Keeping an eye on things from afar, Kotzin was similarly pleased. “It was very positive,” says Kotzin of Maccabi’s report. “Zach and Jordyn got onto a plane at 08:00 in Israel to fly home via Addis Ababa [in Ethiopia], and by 08:30, the technical report dropped in my inbox.

“It was thorough and complimentary. Maccabi Tel Aviv are a proper club. Their attention to this kind of detail is huge.”

Despite the glowing reports, Zach is still in primary school (at King David Linksfield), and there is a fair bit of developing – and physical growing – yet to do. A decision will be made on his future in due course, with Guy saying that as far as the boy is concerned, overseas is where he ultimately wants to be.

“Although he gets straight As, I still tell him that he’s missed more school than most kids in the country,” says Guy. “He’s not playing much school soccer now, but come next year, one of the conditions of his bursary is that he’ll need to play more for the school. He’s been chosen for the South African under-13 side to play in the World Futsal Championships in Barcelona next month, but I might just decide to hold him back. I haven’t quite made up my mind.”

While Zach’s abilities have resulted in him shooting past most of his peers, in other respects, he’s still a regular boy. He’s good at most other sports, including table-tennis, golf, and cricket and, like Guy, is a passionate Liverpool supporter. “I was just saying to him the other day that he’s had it easy as a Liverpool fan,” mutters his dad. “He never had to deal with the 1990s and the early 2000s. I’ve been a fan for 36 years, so I’ve seen it all.”

The cycles of Liverpool’s rise and fall aside, there has never been a better time to be an ambitious young footballer in the history of the game. The money, technical wisdom, and sheer know-how on show in most European leagues is simply breathtaking. Some feel, in fact, that the game has become over-theoretical and over-coached, with players now subject not only to the whims of capricious managers, but complex algorithms that plot everything from their size to their work rate.
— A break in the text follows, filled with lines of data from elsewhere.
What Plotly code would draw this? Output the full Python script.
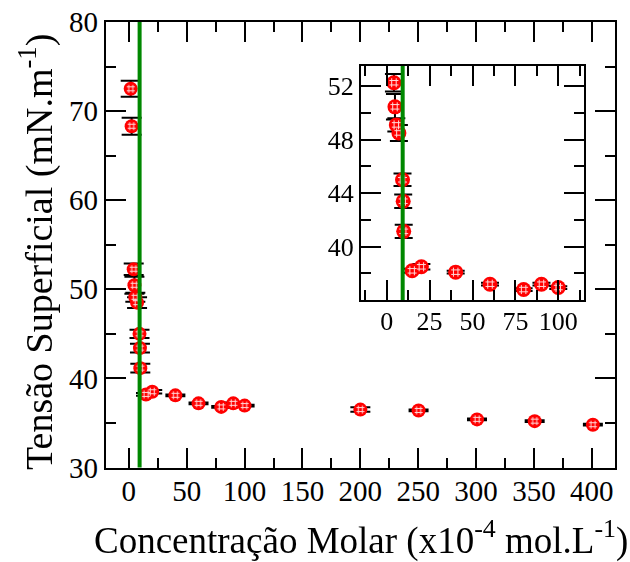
import plotly.graph_objects as go

# Data
conc = [1.6, 2.4, 4.2, 4.8, 5.6, 7.1, 9.2, 9.6, 9.9, 14.8, 20.2, 40.2, 60.2, 79.8, 90.2, 100.0,
        200.0, 250.3, 300.8, 350.6, 400.9]
tension = [72.5, 68.3, 52.25, 50.45, 49.1, 48.5, 45.0, 43.4, 41.15, 38.2, 38.5, 38.1, 37.2,
           36.8, 37.2, 36.95, 36.5, 36.4, 35.4, 35.2, 34.8]
err = [0.9, 0.95, 0.65, 0.95, 0.5, 0.6, 0.47, 0.5, 0.5, 0.15, 0.2, 0.1, 0.1, 0.1, 0.1, 0.1,
       0.25, 0.1, 0.1, 0.1, 0.1]
cmc = 9.3

inset_conc = conc[2:16]
inset_tension = tension[2:16]
inset_err = err[2:16]

FONT = "Liberation Serif, Times New Roman, Times, serif"
RED = "#ff0000"
GREEN = "#008800"

fig = go.Figure()

# main plot
fig.add_trace(go.Scatter(
    x=conc, y=tension, mode="markers",
    error_y=dict(type="data", array=err, color="black", thickness=2, width=10),
    marker=dict(symbol="circle", size=14, color=RED, line=dict(width=0)),
    xaxis="x", yaxis="y", showlegend=False))
fig.add_trace(go.Scatter(
    x=conc, y=tension, mode="markers",
    marker=dict(symbol="hash", size=8, color="white", line=dict(width=1, color="white")),
    xaxis="x", yaxis="y", showlegend=False, opacity=0.85))

# inset
fig.add_trace(go.Scatter(
    x=inset_conc, y=inset_tension, mode="markers",
    error_y=dict(type="data", array=inset_err, color="black", thickness=2, width=9),
    marker=dict(symbol="circle", size=15, color=RED, line=dict(width=0)),
    xaxis="x2", yaxis="y2", showlegend=False))
fig.add_trace(go.Scatter(
    x=inset_conc, y=inset_tension, mode="markers",
    marker=dict(symbol="hash", size=9, color="white", line=dict(width=1, color="white")),
    xaxis="x2", yaxis="y2", showlegend=False, opacity=0.85))

W, H = 630, 562
main_x = [105.7 / W, 615 / W]
main_y = [(H - 467.5) / H, (H - 22) / H]
ins_x = [361 / W, 584 / W]
ins_y = [(H - 300) / H, (H - 66) / H]

axis_common = dict(showgrid=False, zeroline=False, showline=True, linecolor="black",
                   linewidth=2, mirror="allticks", ticks="inside", ticklen=20,
                   tickwidth=2, tickcolor="black", automargin=False)

main_tick = dict(size=29, family=FONT, color="black")
ins_tick = dict(size=26, family=FONT, color="black")

fig.update_layout(
    template="none",
    width=W, height=H,
    margin=dict(l=0, r=0, t=0, b=0, pad=0),
    paper_bgcolor="white", plot_bgcolor="white",
    font=dict(family=FONT, color="black", size=29),
    xaxis=dict(domain=main_x, range=[-20, 420], tickmode="linear", tick0=0, dtick=50,
               tickfont=main_tick, anchor="y", ticklabelstandoff=-3,
               minor=dict(dtick=25, ticklen=10, tickwidth=2, ticks="inside", tickcolor="black"),
               **axis_common),
    yaxis=dict(domain=main_y, range=[30, 80], tickmode="linear", tick0=30, dtick=10,
               tickfont=main_tick, anchor="x",
               minor=dict(dtick=5, ticklen=10, tickwidth=2, ticks="inside", tickcolor="black"),
               **axis_common),
    xaxis2=dict(domain=ins_x, range=[-15, 115], tickmode="linear", tick0=0, dtick=25,
                tickfont=ins_tick, anchor="y2", ticklabelstandoff=-3,
                minor=dict(dtick=12.5, ticklen=10, tickwidth=2, ticks="inside", tickcolor="black"),
                **axis_common),
    yaxis2=dict(domain=ins_y, range=[36.02, 53.5], tickmode="array", tickvals=[40, 44, 48, 52],
                tickfont=ins_tick, anchor="x2",
                minor=dict(tickmode="array", tickvals=[38, 42, 46, 50], ticklen=10, tickwidth=2,
                           ticks="inside", tickcolor="black"),
                **axis_common),
    shapes=[
        dict(type="line", xref="x", yref="y domain", x0=cmc, x1=cmc, y0=0, y1=1,
             line=dict(color=GREEN, width=4), layer="above"),
        dict(type="line", xref="x2", yref="y2 domain", x0=cmc, x1=cmc, y0=0, y1=1,
             line=dict(color=GREEN, width=4), layer="above"),
    ],
    annotations=[
        dict(text="Concentração Molar (x10<sup>-4</sup> mol.L<sup>-1</sup>)",
             xref="paper", yref="paper", x=361 / W, y=(H - 538) / H,
             xanchor="center", yanchor="middle", showarrow=False,
             font=dict(size=37, family=FONT, color="black")),
        dict(text="Tensão Superficial (mN.m<sup>-1</sup>)",
             xref="paper", yref="paper", x=36 / W, y=(H - 252) / H,
             xanchor="center", yanchor="middle", showarrow=False, textangle=-90,
             font=dict(size=38, family=FONT, color="black")),
    ],
)

fig.write_html("out.html")
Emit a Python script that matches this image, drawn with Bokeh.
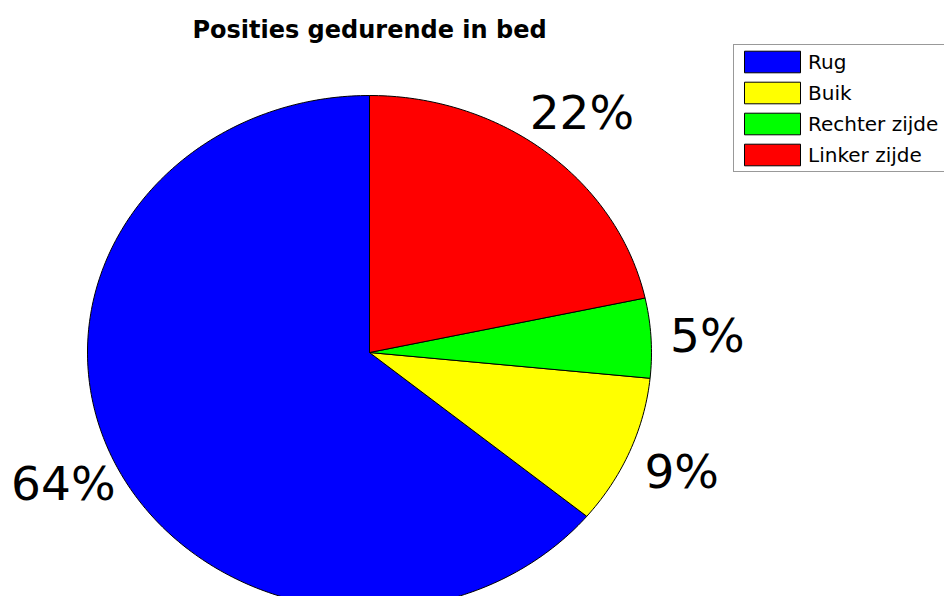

Goals – and saving them – are one thing, but every young sportsman nowadays arguably confronts a more subtle challenge. We think football is about fame and money, and it is, but only to a limited degree. What really keeps those who are especially good at it going, day after numbing day, is love, for without love, there is nothing. Zach Taitz, a name you will hear more of in years to come, must stay in love with the game.